Epson manages net interest-bearing debt, where cash and cash equivalents are deducted from interest-bearing debt,
and capital (equity attributable to owners of the parent company). The amounts were as follows:
Millions of yen
Thousands of
U.S. dollars
March 31, March 31,
2015 2016 2016
Interest-bearing debt 185,978 141,755 1,258,020
Cash and cash equivalents (245,330) (230,498) (2,045,598)
Net interest-bearing debt (59,351) (88,743) (787,578)
Capital (equity attributable to
owners of the parent company) 494,325 467,818 4,151,739
Epson monitors financial indicators in order to maintain a well-balanced capital structure that ensures an
appropriate return on equity and a sound and flexible financial condition for future investment.

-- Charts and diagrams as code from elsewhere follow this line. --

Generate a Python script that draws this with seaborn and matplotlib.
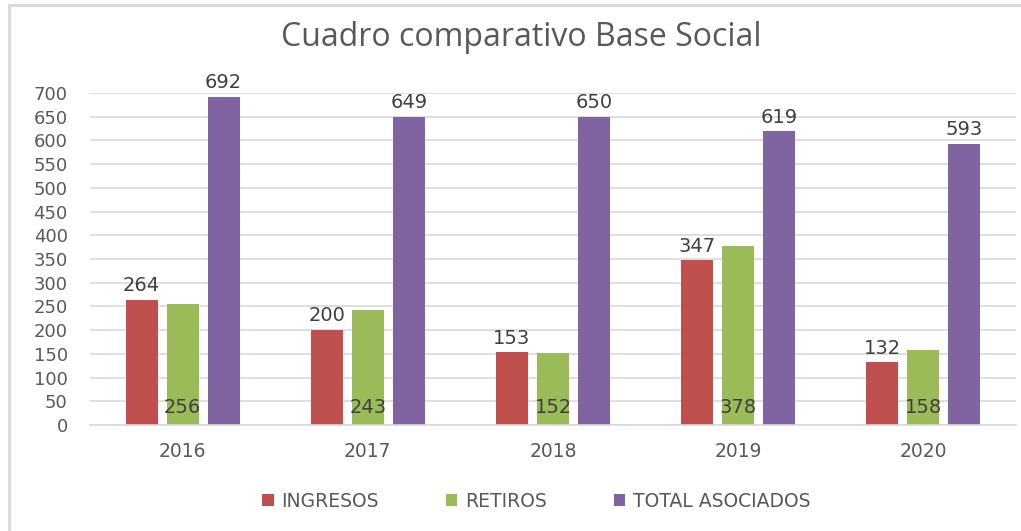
import matplotlib.pyplot as plt
import matplotlib.lines as mlines
import seaborn as sns
import pandas as pd

# Datos del cuadro comparativo
years = ["2016", "2017", "2018", "2019", "2020"]
ingresos = [264, 200, 153, 347, 132]
retiros = [256, 243, 152, 378, 158]
total = [692, 649, 650, 619, 593]
series = ["INGRESOS", "RETIROS", "TOTAL ASOCIADOS"]
colors = ["#C0504D", "#9BBB59", "#8064A2"]

df = pd.DataFrame({
    "year": years * 3,
    "value": ingresos + retiros + total,
    "serie": [s for s in series for _ in years],
})

sns.set_style("white")
plt.rcParams["font.family"] = ["DejaVu Sans"]
gray = "#595959"

fig = plt.figure(figsize=(10.21, 5.31), dpi=100)
ax = fig.add_axes([90 / 1021, 1 - 425 / 531, 926 / 1021, 332 / 531])

sns.barplot(data=df, x="year", y="value", hue="serie", palette=colors,
            width=0.665, gap=0.22, ax=ax, legend=True, saturation=1,
            edgecolor="none")

ax.set_ylim(0, 700)
ax.set_yticks(range(0, 701, 50))
ax.yaxis.grid(True, color="#D9D9D9", linewidth=1.2)
ax.set_axisbelow(True)
for s in ["top", "right", "left"]:
    ax.spines[s].set_visible(False)
ax.spines["bottom"].set_color("#D9D9D9")
ax.spines["bottom"].set_linewidth(1.2)
ax.set_xlabel("")
ax.set_ylabel("")
ax.tick_params(axis="y", length=0, labelsize=13, colors=gray, pad=16)
ax.tick_params(axis="x", length=0, labelsize=13.5, colors=gray, pad=12)

# etiquetas de datos
for cont, serie in zip(ax.containers, series):
    for bar in cont:
        h = bar.get_height()
        x = bar.get_x() + bar.get_width() / 2
        if serie == "RETIROS":
            ax.text(x, 36, f"{int(h)}", ha="center", va="center", fontsize=14, color="#404040")
        else:
            ax.text(x, h + 10, f"{int(h)}", ha="center", va="bottom", fontsize=14, color="#404040")

ax.legend(loc="center", bbox_to_anchor=(0.482, -0.23), ncol=3, frameon=False,
          fontsize=13.5, handlelength=0.6, handleheight=0.6, columnspacing=3.6,
          handletextpad=0.4, labelcolor=gray)

fig.text(0.511, 1 - 38 / 531, "Cuadro comparativo Base Social", ha="center", va="center",
         fontsize=23, color=gray, family=["Open Sans", "DejaVu Sans"])

# marco del gráfico
fig.add_artist(mlines.Line2D([9 / 1021, 1], [1 - 5 / 531, 1 - 5 / 531], color="#D9D9D9", lw=2))
fig.add_artist(mlines.Line2D([9 / 1021, 9 / 1021], [0, 1 - 5 / 531], color="#D9D9D9", lw=2))

fig.savefig("out.png", dpi=100)
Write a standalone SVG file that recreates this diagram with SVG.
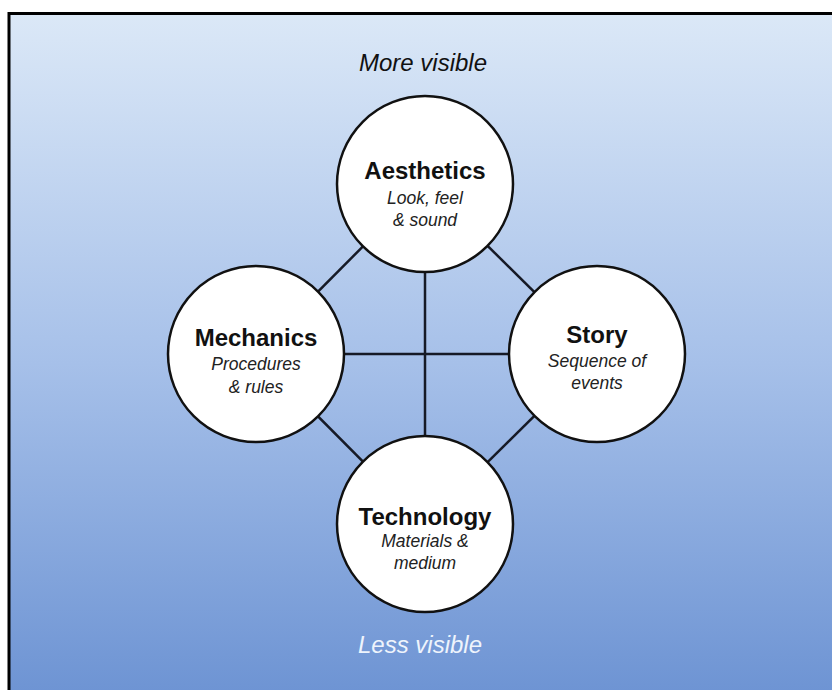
<svg xmlns="http://www.w3.org/2000/svg" width="832" height="690" viewBox="0 0 832 690">
  <defs>
    <linearGradient id="bg" x1="0" y1="0" x2="0" y2="1">
      <stop offset="0" stop-color="#dbe8f7"/>
      <stop offset="0.5" stop-color="#a6c0e9"/>
      <stop offset="1" stop-color="#6a91d2"/>
    </linearGradient>
    <style>
      .node circle { fill: #ffffff; stroke: #111111; stroke-width: 2.5; }
      .title { font-family: "Liberation Sans", Arial, sans-serif; font-weight: bold; font-size: 24px; fill: #111111; text-anchor: middle; }
      .sub { font-family: "Liberation Sans", Arial, sans-serif; font-style: italic; font-size: 17.5px; fill: #222222; text-anchor: middle; }
      .edge { stroke: #161a26; stroke-width: 2.5; fill: none; }
      .cap { font-family: "Liberation Sans", Arial, sans-serif; font-style: italic; font-size: 24px; text-anchor: middle; }
    </style>
  </defs>
  <rect x="0" y="0" width="832" height="690" fill="#ffffff"/>
  <rect x="9" y="13.5" width="840" height="700" fill="url(#bg)" stroke="#000000" stroke-width="3"/>
  <text class="cap" x="423" y="71" fill="#111111">More visible</text>
  <text class="cap" x="420" y="653" fill="#eef4fc">Less visible</text>
  <g id="connectors">
    <line class="edge" x1="425" y1="184" x2="256" y2="354"/>
    <line class="edge" x1="425" y1="184" x2="597" y2="354"/>
    <line class="edge" x1="256" y1="354" x2="425" y2="524"/>
    <line class="edge" x1="597" y1="354" x2="425" y2="524"/>
    <line class="edge" x1="425" y1="184" x2="425" y2="524"/>
    <line class="edge" x1="256" y1="354" x2="597" y2="354"/>
  </g>
  <g id="aesthetics" class="node">
    <circle cx="425" cy="184" r="88"/>
    <text class="title" x="425" y="179">Aesthetics</text>
    <text class="sub" x="425" y="204">Look, feel</text>
    <text class="sub" x="425" y="226">&amp; sound</text>
  </g>
  <g id="mechanics" class="node">
    <circle cx="256" cy="354" r="88"/>
    <text class="title" x="256" y="346">Mechanics</text>
    <text class="sub" x="256" y="370">Procedures</text>
    <text class="sub" x="256" y="393">&amp; rules</text>
  </g>
  <g id="story" class="node">
    <circle cx="597" cy="354" r="88"/>
    <text class="title" x="597" y="343">Story</text>
    <text class="sub" x="597" y="367">Sequence of</text>
    <text class="sub" x="597" y="389">events</text>
  </g>
  <g id="technology" class="node">
    <circle cx="425" cy="524" r="88"/>
    <text class="title" x="425" y="525">Technology</text>
    <text class="sub" x="425" y="547">Materials &amp;</text>
    <text class="sub" x="425" y="569">medium</text>
  </g>
</svg>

Epson monitor
credit ratings for financial soundness and flexibility, and ROE (return on equity) for profitability, while focusing on
changes in the domestic and overseas environment.
(2) Financial Risk Management
Epson is exposed to financial risks (credit risks, liquidity risks, foreign exchange risks, interest rate risks, and
market price fluctuation risks) in the process of its business activities; and it manages risks based on a specific
policy in order to avoid or reduce said risks. The results of risk management are quarterly reported by the financial
and general accounting department to the Executive Committee of the Company.
Epson’s policy limits derivatives to transactions for the purpose of mitigating risks from transactions based on
actual demand. Therefore, Epson do not transact derivatives for speculation purposes or trading purposes.